You might have heard there is a farming practice called leaving the land follow.

After a field has been cultivated season after season,

Giving and giving,

Producing and producing,

Farmers will sometimes leave it completely alone for a full year.

No planting,

No harvesting,

Just rest.

And what seems like doing nothing turns out to be one of the most productive things a farmer can do.

Because the soil,

Given time to simply be,

Replenishes in ways that no amount of fertilizer can replicate.

I think about that when I think about burnout.

Burnout is what happens when the field has been worked too long without rest.

When the giving has gone on past the point of sustainability,

When the system,

Your system,

Has been running on reserves for so long that even the reserves are gone.

And here is what makes burnout particularly difficult.

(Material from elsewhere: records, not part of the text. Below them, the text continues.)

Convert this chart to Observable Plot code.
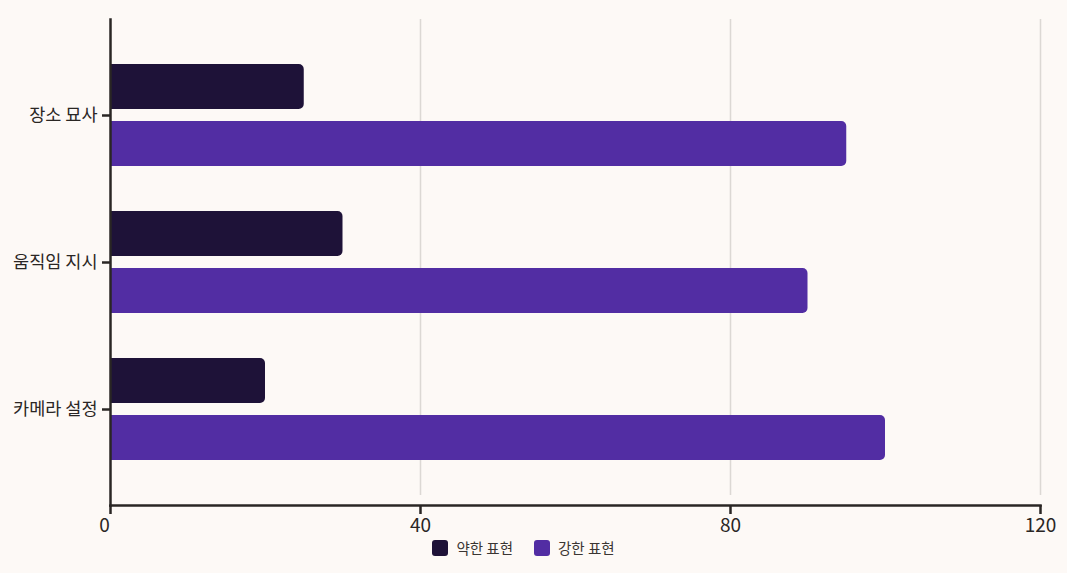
<!DOCTYPE html>
<html>
<head>
<meta charset="utf-8">
<script src="https://cdn.jsdelivr.net/npm/d3@7"></script>
<script src="https://cdn.jsdelivr.net/npm/@observablehq/plot@0.6"></script>
<style>
  html, body { margin: 0; padding: 0; background: #fdf9f6; }
  body { position: relative; width: 1067px; height: 573px; overflow: hidden; font-family: "Noto Sans CJK KR", "Noto Sans", sans-serif; }
  #legend { position: absolute; left: 0; top: 539px; display: flex; justify-content: center; align-items: center; gap: 21px; width: 1067px; padding-right: 20px; box-sizing: border-box; font-size: 14.5px; line-height: 18px; color: #3a3532; }
  #legend .item { display: flex; align-items: center; gap: 8px; }
  #legend .sw { width: 16px; height: 16px; border-radius: 3px; display: inline-block; }
</style>
</head>
<body>
<div id="chart"></div>
<div id="legend"></div>
<script>
const categories = ["장소 묘사", "움직임 지시", "카메라 설정"];
const seriesNames = ["약한 표현", "강한 표현"];
const weakValues = [25, 30, 20];
const strongValues = [95, 90, 100];
const xTicks = [0, 40, 80, 120];
const colors = ["#1e1238", "#522da3"];

const weak = categories.map((c, i) => ({category: c, value: weakValues[i]}));
const strong = categories.map((c, i) => ({category: c, value: strongValues[i]}));

const ink = "#2a2624";
const corner = {rx2: 5};

const chart = Plot.plot({
  width: 1067,
  height: 540,
  marginLeft: 110,
  marginRight: 27,
  marginTop: 19,
  marginBottom: 35,
  style: {background: "#fdf9f6", fontFamily: "'Noto Sans CJK KR', 'Noto Sans', sans-serif", color: ink},
  x: {domain: [0, 120]},
  y: {domain: categories, paddingInner: 0.3085, paddingOuter: 0.3017},
  marks: [
    Plot.ruleX(xTicks.slice(1), {stroke: "#dcd8d4", strokeWidth: 1.5, insetBottom: 10}),
    Plot.barX(weak, {x: "value", y: "category", fill: colors[0], insetBottom: 57, ...corner}),
    Plot.barX(strong, {x: "value", y: "category", fill: colors[1], insetTop: 57, ...corner}),
    Plot.frame({anchor: "left", stroke: ink, strokeWidth: 2.5}),
    Plot.frame({anchor: "bottom", stroke: ink, strokeWidth: 2.5}),
    Plot.axisY({tickSize: 8, tickPadding: 5, fontSize: 17.5, strokeWidth: 2.5, stroke: ink, label: null}),
    Plot.axisX({ticks: xTicks, tickSize: 9, text: null, strokeWidth: 2.5, stroke: ink, label: null}),
    Plot.axisX({ticks: xTicks.slice(1), tickSize: 9, tickPadding: 4, fontSize: 19, stroke: "none", label: null}),
    Plot.axisX({ticks: xTicks.slice(0, 1), tickSize: 9, tickPadding: 4, fontSize: 19, stroke: "none", dx: -6, label: null})
  ]
});
document.getElementById("chart").appendChild(chart);

const legend = document.getElementById("legend");
seriesNames.forEach((name, i) => {
  const item = document.createElement("div");
  item.className = "item";
  const sw = document.createElement("span");
  sw.className = "sw";
  sw.style.background = colors[i];
  const t = document.createElement("span");
  t.textContent = name;
  item.appendChild(sw);
  item.appendChild(t);
  legend.appendChild(item);
});
</script>
</body>
</html>
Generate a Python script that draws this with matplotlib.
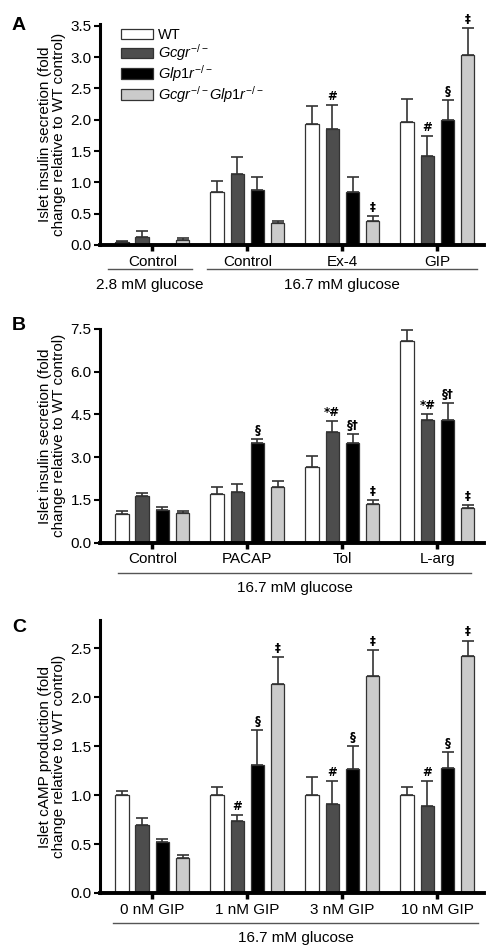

It rarely announces itself clearly.

It creeps in.

First you feel tired but push through.

Then the things that used to excite you start to feel hollow.

Then,

Even the small tasks that once felt manageable.

Start to feel enormous.

Then one day you wake up and realize You're not just tired.

You are empty.

And no amount of sleep seems to touch it.

Burnout also carries something that tiredness alone doesn't.

A kind of cynicism.

A protective numbness.

A disconnection from meaning.

You might find yourself going through the motions of a life that used to feel purposeful and wandering.

Where the purpose went.

It didn't go anywhere.

You are just too depleted to feel it right now.

Here is what most advice about burnout gets wrong.

It focuses on doing.

On managing your time better.

Setting clearer boundary.

Finding better systems.

And while those things matter,

They are not what a burned out nervous system most needs.

What a burned out nervous system most needs is to be allowed to be empty for a while.

Without rushing to fill the emptiness.

Without treating the emptiness as a problem.

This is hard for high achievers,

For people whose identity is wrapped up in being productive and useful and capable at all times.

Being empty feels like failure.

It feels dangerous.

Like if you stop,

Everything will fall apart.

It will not fall apart.

The field needs to lie far off.

That's not failure.

That's wisdom.

So here is a practice I want to offer you.

I call it the empty bowl.

Find a comfortable seated position.

Preferably.

Straight up.

And rest your hands in your lap.

Palms facing upward.

Fingers slightly curled like an empty bowl being held open.

Between two hands.

And close your eyes.

Take one breath.

And simply notice.

The emptiness.

In your hands.

In your body.

In whatever part of you has been given past its limit.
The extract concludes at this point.